Celebrate the flavors of summer with this light, refreshing take on minestrone, showcasing seasonal vegetables and fresh herbs. Unlike the hearty, red-based minestrone you might expect, this version is green and delicate, perfect for warm days. Serve it as a nourishing starter or a light main course—it’s as versatile as it is delightful.

Servings: 4–6
Preparation Time: 15 minutes
Cooking Time: 30–35 minutes


Ingredients

  • 1 onion, finely chopped
  • 1 garlic clove, crushed
  • 3 ½ oz (100g) green beans, cut into 1-inch pieces
  • 1 medium zucchini, diced into 1-inch chunks
  • 1 tablespoon olive oil
  • Salt and freshly ground black pepper, to taste
  • 5 cups vegetable or chicken stock
  • ¾ cup shelled fresh green peas
  • 1 cup cooked white rice (or use ⅓ cup uncooked rice)
  • 2 tablespoons chopped fresh herbs (try chervil, tarragon, parsley, or basil)
  • Parmesan shavings, for garnish

Instructions

  1. Prepare the Vegetables

    • Finely chop the onion. Crush the garlic. Cut the green beans and zucchini into 1-inch pieces.
  2. Start Cooking the Base

    • In a large saucepan, heat the olive oil over medium heat. Add the onion and garlic, cooking gently without browning for about 10 minutes until soft and fragrant.
    • Add the green beans and zucchini to the pan, season with salt and pepper, and stir well. Cook for another minute to combine flavors.
  3. Simmer with Stock and Vegetables

    • Pour in the stock and bring the mixture to a gentle boil. Reduce the heat and let it simmer for about 15 minutes, or until the vegetables are almost tender. Add the peas for the final 5 minutes of cooking.
  4. Incorporate the Rice and Herbs

    • Stir in the cooked rice and two-thirds of the fresh herbs. Let the soup simmer for an additional 1–2 minutes, just until the rice is heated through.
  5. Serve and Garnish

    • Taste and adjust the seasoning, if needed. Ladle the soup into warm bowls, sprinkle with the remaining fresh herbs, and garnish with Parmesan shavings.

Chef’s Tips

  • Choose Your Rice: For a truly authentic texture, use a short-grain rice like Arborio. If starting with uncooked rice, simply add ⅓ cup of it directly to the soup during cooking instead of 1 cup of cooked rice.

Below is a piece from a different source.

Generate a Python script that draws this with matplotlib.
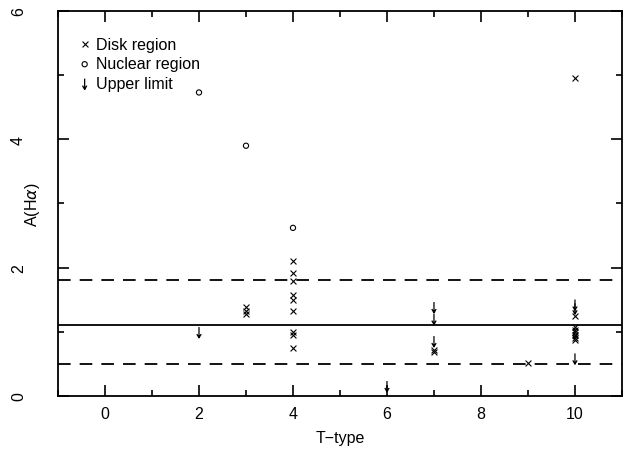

  • Precision Chopping: Taking the time to dice vegetables uniformly enhances both the appearance and the cooking consistency of your soup. For a polished presentation, use a sharp knife to achieve neat cuts.


Variation

For a twist, serve it cool after blending it. It is a lovely and fresh starter for a warm weather meal.


This Summer Minestrone is a celebration of fresh, simple ingredients and the vibrant flavors of the season. Perfect for a light lunch or as a starter, it brings the spirit of summer right to your table. Enjoy this delicate, green minestrone with a slice of crusty bread and a sprinkle of extra Parmesan for added richness.